That property is easy to ensure if v_A and v_B come from the same round, but difficult to ensure across
rounds.

Malte 
 On Tue, Nov 5, 2019 at 1:36 AM Anonymous wrote:
> Q1: In some models like recurrent neural networks (RNNs) where a training timestep requires the result of a
> previous training timestep, would it be possible that the data from other users may end up on someone else's
> device as an input to the RNN node? Or is it that FL does not support such neural network architectures?

I imagine that such NN architectures only work if the training timesteps combined are based on data from the
same user (and thus on the same device).

> Q2: The paper touts that by sending the model itself to and fro devices, so that the device can train the
> model on the data that lives only on the device. Would it not be possible to reverse engineer the data from
> the model that a device receives from the server? There are model inversion attacks which have been explored
> (https://royalsocietypublishing.org/doi/full/10.1098/rsta.2018.0083). Does secure aggregation prevent this?

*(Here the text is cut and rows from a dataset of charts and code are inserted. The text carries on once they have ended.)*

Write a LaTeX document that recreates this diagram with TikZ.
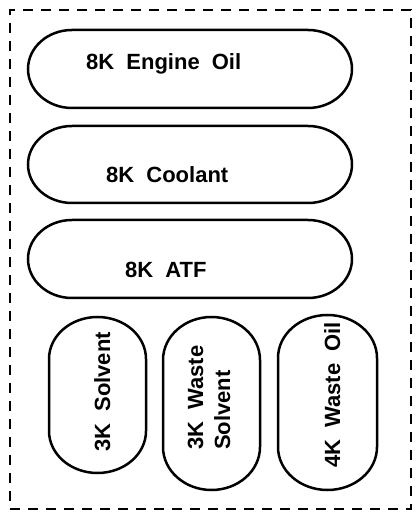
\documentclass[tikz,border=0pt]{standalone}
\usepackage{fontspec}
\setmainfont{Liberation Sans}
\usetikzlibrary{calc}
\newcommand{\tankfont}{\bfseries\fontsize{22}{27}\selectfont\spaceskip 0.55em plus 0.1em\relax}
\tikzset{
  frame/.style={draw,line width=2.8pt,dash pattern=on 10pt off 8pt,inner sep=0pt,outer sep=0pt},
  tank/.style={inner sep=0pt,outer sep=0pt},
  tankline/.style={line width=2.5pt},
  tanklabel/.style={inner sep=0pt,font=\tankfont}
}
% outline of a tank: node name, end x radius, end y radius
\newcommand{\tankoutline}[3]{%
  \draw[tankline] ($(#1.north west)+(#2pt,0)$) -- ($(#1.north east)+(-#2pt,0)$)
    arc[start angle=90,end angle=0,x radius=#2pt,y radius=#3pt]
    -- ($(#1.south east)+(0,#3pt)$)
    arc[start angle=0,end angle=-90,x radius=#2pt,y radius=#3pt]
    -- ($(#1.south west)+(#2pt,0)$)
    arc[start angle=270,end angle=180,x radius=#2pt,y radius=#3pt]
    -- ($(#1.north west)+(0,-#3pt)$)
    arc[start angle=180,end angle=90,x radius=#2pt,y radius=#3pt] -- cycle;}
\begin{document}
\begin{tikzpicture}[x=1pt,y=1pt]
  \useasboundingbox (0,0) rectangle (417,518);
  \node[frame,minimum width=401pt,minimum height=499pt] (box) at (210.5,258.5) {};
  % large tanks
  \node[tank,minimum width=324pt,minimum height=78pt] (t1) at (190,449) {};
  \node[tank,minimum width=324pt,minimum height=77pt] (t2) at (190,353.5) {};
  \node[tank,minimum width=324pt,minimum height=78pt] (t3) at (190,259) {};
  \tankoutline{t1}{44}{39}
  \tankoutline{t2}{44}{38.5}
  \tankoutline{t3}{44}{39}
  \node[tanklabel,anchor=base west] (l1) at (86,448) {8K Engine Oil};
  \node[tanklabel,anchor=base west] (l2) at (106,335) {8K Coolant};
  \node[tanklabel,anchor=base west] (l3) at (125,240) {8K ATF};
  % small tanks
  \node[tank,minimum width=97pt,minimum height=156pt] (s1) at (97.5,123) {};
  \node[tank,minimum width=97pt,minimum height=173pt] (s2) at (211.5,114.5) {};
  \node[tank,minimum width=99pt,minimum height=175pt] (s3) at (327.5,115.5) {};
  \tankoutline{s1}{48.5}{42}
  \tankoutline{s2}{48.5}{43}
  \tankoutline{s3}{49.5}{43}
  \node[tanklabel,rotate=90,anchor=base west] (l4) at (110,66) {3K Solvent};
  \node[tanklabel,rotate=90,anchor=base west,align=left] (l5) at (230,68) {3K Waste\\Solvent};
  \node[tanklabel,rotate=90,anchor=base west] (l6) at (340,50) {4K Waste Oil};
\end{tikzpicture}
\end{document}
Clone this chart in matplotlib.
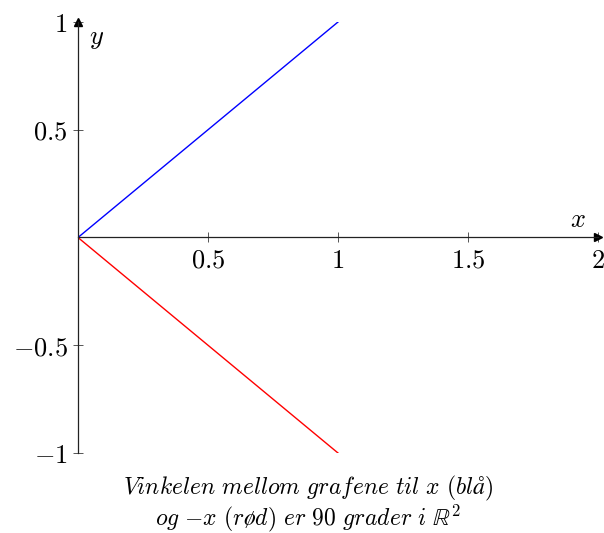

That seems possible, yes. The approach here is to send a subset of the model's TensorFlow graph representation
to the device, and this structure is not encrypted or otherwise obfuscated, so someone with a debugger and
access to the device can likely draw conclusions about what models it is training. In other words, the devices
are trusted (an assumption that is hard to avoid in an architecture where devices are outside of the control
of the model engineer). Secure aggregation does not prevent this.

Malte 
 On Tue, Nov 5, 2019 at 11:36 AM Anonymous wrote:
> They briefly mention that they use an attestation protocol to weed out malicious devices. They also say
> talking about non-compromised devices that are poisoning the data are outside the scope of the paper. That's
> fair, but it seems like a workable problem. With ML you have to have some sort of validation set anyway, so
> as long as you're validating devices are trusted you should be able to tell if your learning is working. It
> doesn't really matter if some of your data is bad as long as you know if you are successfully learning.

This is a good analysis. But how do you know that your model hasn't learned anything in addition to what
you're validating? It might be that your validation set doesn't cover all cases, and someone injecting sybil
devices has caused the model to make biased decisions in certain corner cases.

Malte 
 On Tue, Nov 5, 2019 at 12:37 PM Anonymous wrote:
> So it seems like Google would (or should) need to have user permission in order for user devices to
> participate in such a distributed machine learning system. I would think that this permission would likely
> be specified in an app's Privacy Policy/Terms of Use contracts, which few people read.  If someone *were* to
> read the contract however, what wording/phrasing should we be looking for that  would indicate that we'd be
> giving permission to allow this sort of activity to take place on our devices?

I looked over the Google privacy policy (which also covers the Gboard virtual keyboard app) and could not find
any explicit reference to federated learning on devices. However, it appears that Gboard pops up a dialog box
when you first use it that says something to the effect of "Help us build a better keyboard" that asks you to
opt into contributing your keystrokes to anonymized training
(https://cdn.guidingtech.com/imager/media/assets/208507/Gboard-Android-help-build-a-better-keyboard_935adec67b324b146ff212ec4c69054f.png),
and I suspect that this is also where you give consent to on-device federated ML. (Consent can be revoked via
the Gboard settings.)

Also note that Google could, in theory, only train on users in the U.S. -- that way, the consent requirements
are much laxer, as they would not have to abide by the GDPR. If you travel to Europe and take your phone,
Google could simply stop sending it federated ML tasks.

Malte